Step 2: Another normal distribution

Do the same thing but this time pick an arbitrary mean and standard deviation and scale the randomly generated numbers you get from nextGaussian by multiplying by your new standard deviation and shift by adding the new mean to get normally distributed numbers with that mean and standard deviation.

  1. Compute the expected 90% prediction interval.

  2. Collect randomly generated values.

  3. Sort the generated values and find the 90% prediction interval.

  4. Confirm that the prediction interval computed in step 1 matches the measured prediction interval from step 3.

Step 3: Log normal distribution

Once you’ve got the basic machinery working, you can add code to generate log normally distributed random numbers based on a 90% prediction interval and make sure that the measured interval matches what you put in.

  1. Pick a 90% interval.

  2. Collect randomly generated values, using your log normal generator.

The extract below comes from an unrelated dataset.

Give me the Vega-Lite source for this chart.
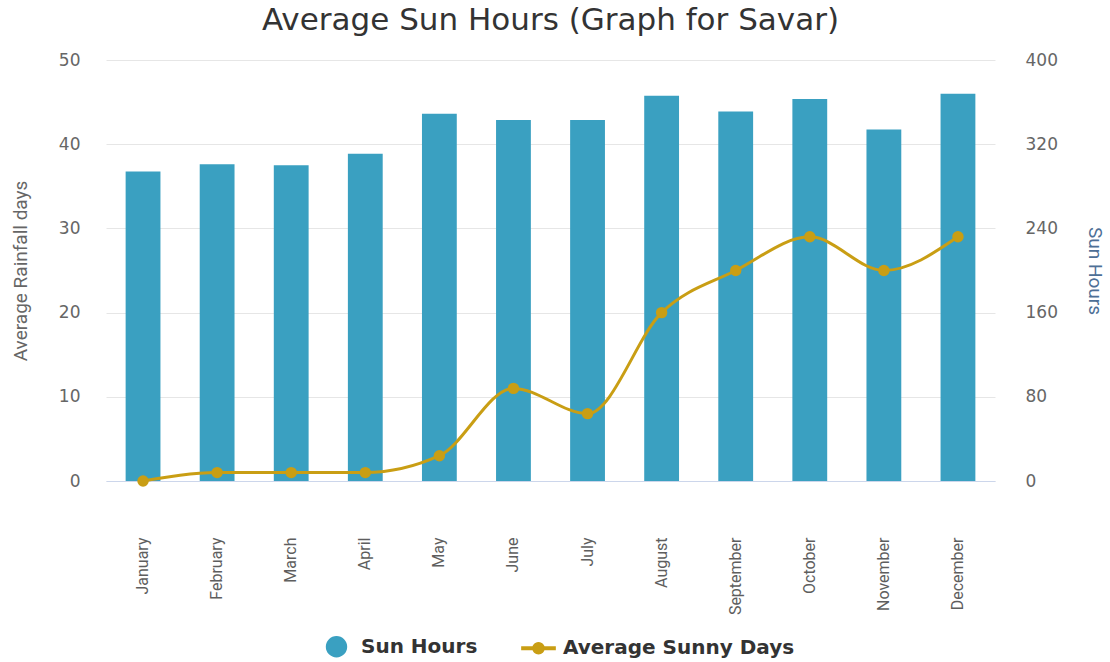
{
  "$schema": "https://vega.github.io/schema/vega-lite/v6.json",
  "width": 889,
  "height": 421,
  "autosize": {"type": "none"},
  "padding": {"left": 106, "top": 60, "right": 115, "bottom": 181},
  "background": "white",
  "title": {
    "text": "Average Sun Hours (Graph for Savar)",
    "font": "DejaVu Sans",
    "fontSize": 31,
    "fontWeight": "normal",
    "color": "#333333",
    "offset": 14,
    "anchor": "middle"
  },
  "data": {
    "values": [
      {"month": "January", "sun_hours": 294, "sunny_days": 0},
      {"month": "February", "sun_hours": 301, "sunny_days": 1},
      {"month": "March", "sun_hours": 300, "sunny_days": 1},
      {"month": "April", "sun_hours": 311, "sunny_days": 1},
      {"month": "May", "sun_hours": 349, "sunny_days": 3},
      {"month": "June", "sun_hours": 343, "sunny_days": 11},
      {"month": "July", "sun_hours": 343, "sunny_days": 8},
      {"month": "August", "sun_hours": 366, "sunny_days": 20},
      {"month": "September", "sun_hours": 351, "sunny_days": 25},
      {"month": "October", "sun_hours": 363, "sunny_days": 29},
      {"month": "November", "sun_hours": 334, "sunny_days": 25},
      {"month": "December", "sun_hours": 368, "sunny_days": 29}
    ]
  },
  "encoding": {
    "x": {
      "field": "month",
      "type": "nominal",
      "sort": null,
      "scale": {"paddingInner": 0.53, "paddingOuter": 0.265},
      "axis": {
        "title": null,
        "labelAngle": -90,
        "labelFont": "Liberation Sans Narrow, Roboto, sans-serif",
        "labelFontSize": 16,
        "labelColor": "#5e5e5e",
        "labelPadding": 56,
        "ticks": false,
        "tickSize": 0,
        "domainColor": "#ccd6eb",
        "domainWidth": 1,
        "grid": false
      }
    }
  },
  "layer": [
    {
      "mark": {"type": "bar", "color": "#3aa0c1"},
      "encoding": {
        "y": {
          "field": "sun_hours",
          "type": "quantitative",
          "scale": {"domain": [0, 400], "nice": false},
          "axis": {
            "orient": "right",
            "title": "Sun Hours",
            "values": [0, 80, 160, 240, 320, 400],
            "grid": false,
            "domain": false,
            "ticks": false,
            "labelPadding": 30,
            "labelFont": "DejaVu Sans",
            "labelFontSize": 17,
            "labelColor": "#666666",
            "titleFont": "Liberation Sans Narrow, Roboto, sans-serif",
            "titleFontSize": 19,
            "titleFontWeight": "normal",
            "titleColor": "#4d6f96",
            "titlePadding": 27
          }
        },
        "color": {
          "datum": "Sun Hours",
          "type": "nominal",
          "scale": {"domain": ["Sun Hours", "Average Sunny Days"], "range": ["#3aa0c1", "#c99e14"]},
          "legend": {
            "title": null,
            "orient": "none",
            "direction": "horizontal",
            "legendX": 213,
            "legendY": 569,
            "symbolSize": 1100,
            "labelFont": "DejaVu Sans",
            "labelFontWeight": "bold",
            "labelFontSize": 20,
            "labelColor": "#333333",
            "labelOffset": 7,
            "labelLimit": 400,
            "columnPadding": 40,
            "encode": {
              "symbols": {
                "update": {
                  "shape": {"signal": "datum.value === 'Sun Hours' ? 'M0.6,0A0.6,0.6,0,1,1,-0.6,0A0.6,0.6,0,1,1,0.6,0Z' : 'M-1,-0.08L1,-0.08L1,0.08L-1,0.08Z M0.33,0A0.33,0.33,0,1,1,-0.33,0A0.33,0.33,0,1,1,0.33,0Z'"},
                  "fill": {"signal": "datum.value === 'Sun Hours' ? '#3aa0c1' : '#c99e14'"},
                  "stroke": {"value": "transparent"},
                  "opacity": {"value": 1},
                  "fillOpacity": {"value": 1}
                }
              }
            }
          }
        }
      }
    },
    {
      "mark": {
        "type": "line",
        "interpolate": "monotone",
        "strokeWidth": 3,
        "point": {"size": 130, "filled": true, "opacity": 1}
      },
      "encoding": {
        "y": {
          "field": "sunny_days",
          "type": "quantitative",
          "scale": {"domain": [0, 50], "nice": false},
          "axis": {
            "orient": "left",
            "title": "Average Rainfall days",
            "values": [0, 10, 20, 30, 40, 50],
            "grid": true,
            "gridColor": "#e6e6e6",
            "domain": false,
            "ticks": false,
            "labelPadding": 26,
            "labelFont": "DejaVu Sans",
            "labelFontSize": 17,
            "labelColor": "#666666",
            "titleFont": "Liberation Sans Narrow, Roboto, sans-serif",
            "titleFontSize": 19,
            "titleFontWeight": "normal",
            "titleColor": "#666666",
            "titlePadding": 28
          }
        },
        "color": {"datum": "Average Sunny Days", "type": "nominal"}
      }
    }
  ],
  "resolve": {"scale": {"y": "independent"}},
  "config": {"view": {"stroke": null}}
}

  3. Sort the generated values and find the 90% prediction interval.

  4. Confirm that the prediction interval from step 1 matches the measured prediction interval from step 3.

Seeing the benefits

So far we’ve just been reproducing, via a Monte Carlo simulation, prediction intervals that we can derive mathematically from the various random distributions. However once we start combining values from our estimated prediction intervals it gets harder to analyze what the expected distribution of values is. As another simple step to see how this works we need to start generating random outcomes by combining random values.

Step 1: Make normal random generators with different parameters

  1. Make a set of normally distributed random number generators such as some number of normal distributions with different means and standard deviations.

  2. Collect randomly generated values that are the sum of values generated from each of these generators.

  3. Sort the generated values and measure the 90% prediction interval.

Compare the measured prediction interval to the interval you get by adding all the lower bounds and all the upper bounds of the underlying generators. You should find that your measured prediction interval is narrower than that interval. See how that is affected by the number of generators in the set. (You can also compare your measured interval to the interval you get by adding the means and taking the square root of the sum of the squares of the standard deviations; that should actually match.)

Step 2: Make log normal random generators with different parameters

  1. Make a set of log normally distributed random number generators such as some number of normal distributions with different means and standard deviations.

  2. Collect randomly generated values that are the sum of values generated from each of these generators.

  3. Sort the generated values and measure the 90% prediction interval.

Same as before, compare the measured prediction interval to the interval you get by adding all the lower bounds and all the upper bounds of the underlying generators. You should find that your measured prediction interval is narrower than that interval. See how that is affected by the number of generators in the set. Can you figure out a way to compute this interval without simulation?

Step 3: Make a more complex set of random generators

  1. Make a larger set of random number generators with different distributions and different parameters.

  2. Collect randomly generated values that are some more complex combination of the values generated from each of these generators.

  3. Sort the generated values and measure the 90% prediction interval.

Now try applying the same mathematical combination to all the bounds of the original prediction intervals and compare your measured prediction interval to what you get.